Learning to weave has offered me a sense of place and purpose. Entering into the practice of Northwest Coast Art is awakening parts that I’ve suppressed due to feelings of inadequacy and fear of being an imposter. Growing up in a mixed-race household with constant criticism of conflicting cultural values, I avoided adopting a condemned identity. I lacked a sense of value or contribution. As regalia began unfolding at my fingertips, from the very essence of all my life’s experiences and knowledge — from all the teachings that have come before — I understood first-hand how intertwined we all are, each of us essential threads to the collective forces. Every day I am blessed with the gift of weaving.

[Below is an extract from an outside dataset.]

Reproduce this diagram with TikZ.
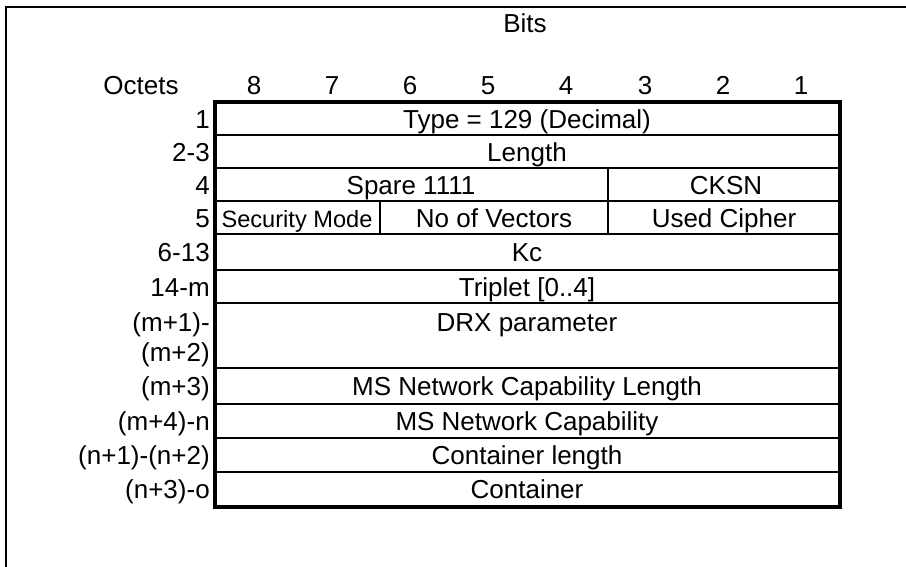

I currently reside in Southwest Colorado with my partner, Chris Haas, and our two daughters, Amélie and Simone. We are a handful amongst a long lineage of creators, a few of which have websites: Clarissa (late mother), Bill (father), Lily (sister), & Kahlil (brother).

Photo by Kahlil Hudson


“Kadusné” is the Tlingit name given to me by my mother. It is a verb, translating as “they are weaving”.

As my daily rituals evolve to support deliberate creativity, I refer to my inner “diety”, or essential self, as Kadusné. Immediately, upon honoring the name and divine essence, the two personas yoke. The Ego tends to draw back, the ancestors step closer, and Kadusné can be found working.